What needs to be done:
Do not repeat pictures. Repeat exactly the lines of the listing below from its first line through the line with "from bokeh.resources import INLINE".

Data extract:
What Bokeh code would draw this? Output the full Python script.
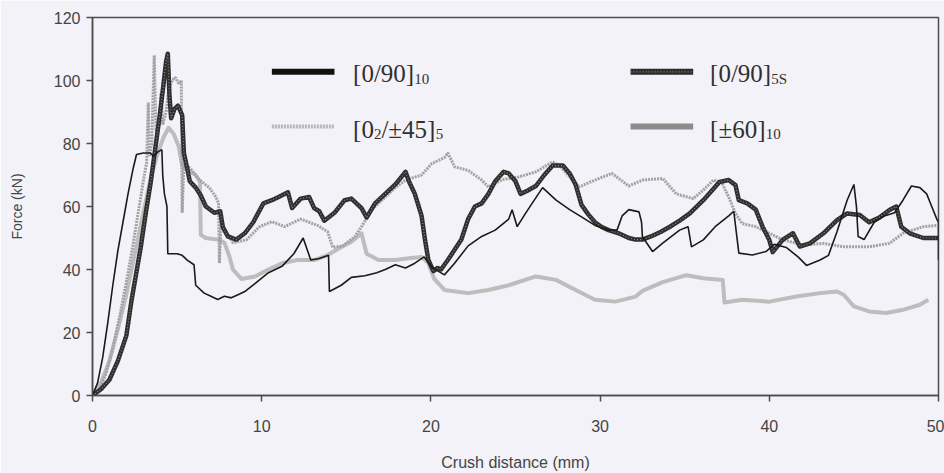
from bokeh.plotting import figure
from bokeh.models import Range1d, Label, FixedTicker
from bokeh.embed import file_html
from bokeh.resources import INLINE

# ---- crush test data: crush distance (mm) vs force (kN) ----
# [0/90]10
x_a = [0, 0.3, 0.6, 0.9, 1.2, 1.5, 1.8, 2.1, 2.4, 2.6, 3.0, 3.4, 3.6, 3.9, 4.1, 4.15, 4.25,
       4.4, 4.45, 5.0, 5.3, 5.6, 6.0, 6.1, 6.6, 7.0, 7.4, 7.8, 8.2, 8.6, 9.0, 9.6, 10.4, 11.2,
       11.9, 12.45, 12.9, 13.4, 13.95, 14.0, 14.7, 15.3, 16.1, 16.8, 17.3, 17.9, 18.5, 19.05,
       19.6, 20.1, 20.8, 21.4, 22.2, 23.0, 23.8, 24.6, 24.8, 25.1, 25.6, 26.6, 27.4, 28.2,
       28.9, 29.7, 30.5, 31.0, 31.3, 31.7, 32.3, 32.45, 32.5, 33.1, 33.7, 34.7, 35.2, 35.4,
       36.1, 36.8, 37.6, 37.9, 38.2, 39.0, 39.8, 40.3, 41.0, 41.7, 42.2, 43.0, 43.5, 44.0,
       44.6, 45.0, 45.15, 45.25, 45.6, 46.2, 46.8, 47.4, 47.9, 48.4, 48.9, 49.3, 49.6, 49.9,
       50.0, 50.0]
f_a = [0, 4, 12, 23, 35, 46, 55, 64, 72, 76.5, 77, 77, 76, 77.5, 78, 70, 64,
       60, 45, 45, 44.5, 43, 41.5, 35, 32.5, 31.5, 30.5, 31.5, 31, 32, 33, 35.5, 39, 41,
       45, 50, 43, 43.5, 44.5, 33, 35, 37.5, 38, 39, 40, 41.5, 40.5, 42,
       44, 40.5, 38.3, 42, 47.5, 50.5, 52.5, 56, 59, 53.6, 57.9, 66, 62, 59,
       56.7, 54, 52.5, 52.5, 57, 59, 58.3, 55, 50.4, 45.7, 48.4, 52.5, 53.6, 47.2,
       49.4, 53.6, 57, 58.5, 45.2, 44.6, 45.7, 48, 47, 44, 41.3, 43, 44.5, 52,
       62, 67, 60, 50.5, 49.5, 55, 57, 58, 62, 66.5, 66, 64, 60, 56,
       55, 43]

# [0/90]5S
x_b = [0, 0.5, 1.0, 1.5, 2.0, 2.3, 2.85, 3.15, 3.45, 3.75, 4.0, 4.2, 4.35, 4.45, 4.55, 4.65,
       4.85, 5.05, 5.3, 5.4, 5.6, 5.75, 6.1, 6.4, 6.7, 7.2, 7.55, 7.7, 8.0, 8.5, 9.0, 9.5,
       10.1, 10.6, 11.0, 11.55, 11.8, 12.3, 12.8, 13.1, 13.4, 13.7, 14.3, 14.9, 15.3, 15.9,
       16.2, 16.7, 17.3, 17.9, 18.5, 18.7, 19.05, 19.45, 19.65, 19.85, 20.15, 20.4, 20.6,
       21.0, 21.8, 22.2, 22.6, 23.0, 23.4, 23.8, 24.3, 24.6, 25.0, 25.3, 25.7, 26.2, 26.7,
       27.2, 27.8, 28.2, 28.55, 28.9, 29.3, 29.7, 30.1, 30.5, 31.1, 31.7, 32.1, 32.5, 33.0,
       33.6, 34.1, 34.7, 35.3, 36.1, 36.6, 37.05, 37.6, 38.0, 38.2, 38.7, 39.2, 39.6, 40.0,
       40.2, 40.5, 40.8, 41.4, 41.8, 42.4, 43.2, 44.0, 44.6, 45.35, 45.9, 46.5, 47.1, 47.5,
       47.8, 48.3, 49.1, 50.0]
f_b = [0, 2, 5, 11, 19, 30, 47, 58, 68, 80, 90, 99, 106, 108.5, 95, 88,
       91, 92, 89, 77, 72, 68, 66, 63.5, 60, 58, 58.5, 53.5, 50.5, 49.5, 51.5, 55,
       61, 62, 63, 64.5, 59.5, 62.5, 63, 59.5, 58.5, 55.5, 58, 62, 62.5, 59.5,
       56.5, 61, 64, 67, 71, 68, 64, 57, 49.5, 43, 39.5, 40.5, 40,
       43, 49.5, 56, 60, 61, 64, 68, 71, 70.5, 68, 64, 65, 66.5, 70,
       73, 73, 70.5, 67, 60.5, 57.5, 55, 53.5, 52.5, 51.5, 50, 49.5, 49.5, 50.5,
       52, 53.5, 55.5, 57.8, 62, 65, 67.8, 68.4, 66.8, 62, 61, 59, 53.6, 49.4,
       45.5, 47.5, 49.5, 51.5, 47.3, 48.3, 51.5, 55.7, 57.8, 57.3, 55, 56.5, 58.9, 60,
       53.6, 51.5, 50, 50]

# [0_2/±45]5
x_c = [0, 0.4, 0.8, 1.2, 1.6, 2.0, 2.4, 2.7, 3.0, 3.2, 3.3, 3.35, 3.5, 3.65, 3.75, 3.95,
       4.05, 4.15, 4.35, 4.5, 4.7, 4.9, 5.1, 5.25, 5.3, 5.4, 5.8, 6.2, 6.9, 7.3, 7.45, 7.5,
       7.6, 7.9, 8.3, 9.1, 9.85, 10.6, 11.35, 12.3, 13.3, 13.9, 14.2, 14.8, 15.5, 15.9,
       16.5, 17.3, 17.9, 18.5, 19.45, 20.05, 20.8, 21.0, 21.4, 22.2, 23.0, 23.4, 24.2,
       25.2, 26.2, 27.2, 27.6, 28.75, 29.7, 30.7, 31.7, 32.5, 33.7, 34.5, 35.5, 36.1, 36.7,
       37.2, 37.6, 38.0, 38.4, 39.2, 40.0, 40.8, 42.0, 43.2, 44.4, 45.9, 47.1, 47.9, 49.1,
       49.9]
f_c = [0, 2, 7, 15, 25, 36, 48, 58, 68, 74, 93, 76, 80, 108, 84, 86,
       96, 86, 90, 97, 100, 101, 99, 100, 58, 74, 72, 69, 66, 63, 61, 42,
       55, 52, 48.5, 49.4, 53.5, 55.2, 53.6, 56, 54, 52, 47, 47.5, 50.4, 53.6,
       59, 63, 66, 68.4, 70, 73.6, 75.5, 77, 72.6, 71.5, 68.4, 66.2, 68.5,
       69.4, 71, 74.2, 73, 66.2, 68.4, 70.5, 66.5, 68.4, 68.9, 64, 62.5, 65.2, 68.4,
       67.5, 63, 57.8, 54.6, 53.6, 51.5, 49.4, 47.8, 48.3, 47.2, 47.2, 48.3, 51.5, 53.6,
       54]

# [±60]10
x_d = [0, 0.5, 1.0, 1.5, 2.0, 2.5, 3.0, 3.4, 3.8, 4.2, 4.5, 4.8, 5.1, 5.3, 5.8, 6.1,
       6.35, 6.4, 6.7, 7.5, 7.8, 8.1, 8.3, 8.8, 9.6, 10.4, 11.2, 12.1, 13.1, 13.9, 14.5,
       15.3, 15.9, 16.2, 16.9, 17.9, 18.7, 19.45, 19.85, 20.2, 20.8, 22.2, 23.4, 24.6,
       26.2, 27.4, 28.55, 29.7, 30.9, 32.1, 32.5, 33.7, 35.1, 36.1, 37.25, 37.35, 38.4,
       40.0, 41.6, 43.0, 44.0, 44.4, 45.0, 45.9, 46.9, 47.9, 48.9, 49.4]
f_d = [0, 4, 11, 21, 32, 45, 58, 68, 76, 82, 85, 83, 79, 73, 71, 70,
       68, 51, 50, 49.4, 48.5, 44, 40, 37, 37.8, 40, 42, 43, 43, 44.6, 46.5,
       48.8, 51.5, 45, 43, 43, 43.6, 44, 42, 37, 33.5, 32.5, 33.5, 35,
       37.8, 36.7, 33.5, 30.4, 29.8, 31.4, 33.2, 36, 38.2, 37.2, 36.7, 29.5, 30.4,
       29.8, 31.4, 32.5, 33, 32, 28.3, 26.7, 26.2, 27.2, 28.8, 30.4]

x_ticks = [0, 10, 20, 30, 40, 50]
y_ticks = [0, 20, 40, 60, 80, 100, 120]

BG = "#f3f2f8"
AXIS = "#4d4d4d"

p = figure(width=944, height=473, output_backend="svg", toolbar_location=None,
           x_range=Range1d(0, 50), y_range=Range1d(0, 120),
           min_border_left=92, min_border_right=6, min_border_top=17, min_border_bottom=77,
           background_fill_color=BG, border_fill_color=BG,
           outline_line_color=AXIS, outline_line_width=1.5)
p.grid.visible = False

for ax in (p.xaxis[0], p.yaxis[0]):
    ax.axis_line_color = AXIS
    ax.axis_line_width = 1.5
    ax.major_tick_line_color = AXIS
    ax.major_tick_line_width = 1.5
    ax.major_tick_out = 6
    ax.major_tick_in = 0
    ax.minor_tick_line_color = None
    ax.major_label_text_font = "Liberation Sans"
    ax.major_label_text_font_size = "16px"
    ax.major_label_text_color = "#444444"
    ax.axis_label_text_font = "Liberation Sans"
    ax.axis_label_text_font_style = "normal"
    ax.axis_label_text_color = "#444444"

p.xaxis.ticker = FixedTicker(ticks=x_ticks)
p.yaxis.ticker = FixedTicker(ticks=y_ticks)
p.xaxis.axis_label = "Crush distance (mm)"
p.xaxis.axis_label_text_font_size = "16px"
p.xaxis.major_label_standoff = 18
p.xaxis.axis_label_standoff = 19
p.yaxis.axis_label = "Force (kN)"
p.yaxis.axis_label_text_font_size = "14px"
p.yaxis.major_label_standoff = 6
p.yaxis.axis_label_standoff = 26

# curves
p.line(x_d, f_d, line_color="#bdbdbd", line_width=4, line_join="round")
p.line(x_c, f_c, line_color="#a2a2a2", line_width=3, line_dash="2 1")
p.line(x_b, f_b, line_color="#2f2f2f", line_width=4.5, line_join="round")
p.line(x_b, f_b, line_color="#8a8a8a", line_width=1.2, line_dash="1 2")
p.line(x_a, f_a, line_color="#1a1a1a", line_width=1.6)

# ---- legend (hand-built so the subscripts can be drawn) ----
SERIF = "Liberation Serif"
MAIN_PX = 25
SUB_PX = 15
TXT = "#303030"

# swatch positions and text anchors, in axis units
row1_line, row1_text = 102.8, 102.2
row2_line, row2_text = 85.4, 84.5
col1_sw, col1_tx = (10.6, 14.3), 15.4
col2_sw, col2_tx = (31.8, 35.5), 36.5


def swatch(xs, y, **style):
    p.line(list(xs), [y, y], **style)


swatch(col1_sw, row1_line, line_color="#111111", line_width=6)
swatch(col2_sw, row1_line, line_color="#2a2a2a", line_width=6)
swatch(col2_sw, row1_line, line_color="#777777", line_width=2, line_dash="1 2")
swatch(col1_sw, row2_line, line_color="#b5b5b5", line_width=4, line_dash="2 1")
swatch(col2_sw, row2_line, line_color="#8c8c8c", line_width=6)

# glyph advance widths (em) of the serif face
ADV = {"[": 0.333, "]": 0.333, "0": 0.5, "1": 0.5, "2": 0.5, "4": 0.5, "5": 0.5,
       "6": 0.5, "9": 0.5, "/": 0.278, "±": 0.564, "S": 0.556}


def rich(x, y, parts):
    """parts: list of (text, is_subscript)"""
    off = 0.0
    for txt, sub in parts:
        size = SUB_PX if sub else MAIN_PX
        p.add_layout(Label(x=x, y=y, x_offset=off, y_offset=-5 if sub else 0, text=txt,
                           text_font=SERIF, text_font_size=f"{size}px", text_color=TXT,
                           text_baseline="alphabetic", text_align="left"))
        off += sum(ADV.get(c, 0.5) for c in txt) * size


rich(col1_tx, row1_text, [("[0/90]", False), ("10", True)])
rich(col2_tx, row1_text, [("[0/90]", False), ("5S", True)])
rich(col1_tx, row2_text, [("[0", False), ("2", True), ("/±45]", False), ("5", True)])
rich(col2_tx, row2_text, [("[±60]", False), ("10", True)])

open("out.html", "w").write(file_html(p, INLINE))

Solution to the exercise:
What Bokeh code would draw this? Output the full Python script.
from bokeh.plotting import figure
from bokeh.models import Range1d, Label, FixedTicker
from bokeh.embed import file_html
from bokeh.resources import INLINE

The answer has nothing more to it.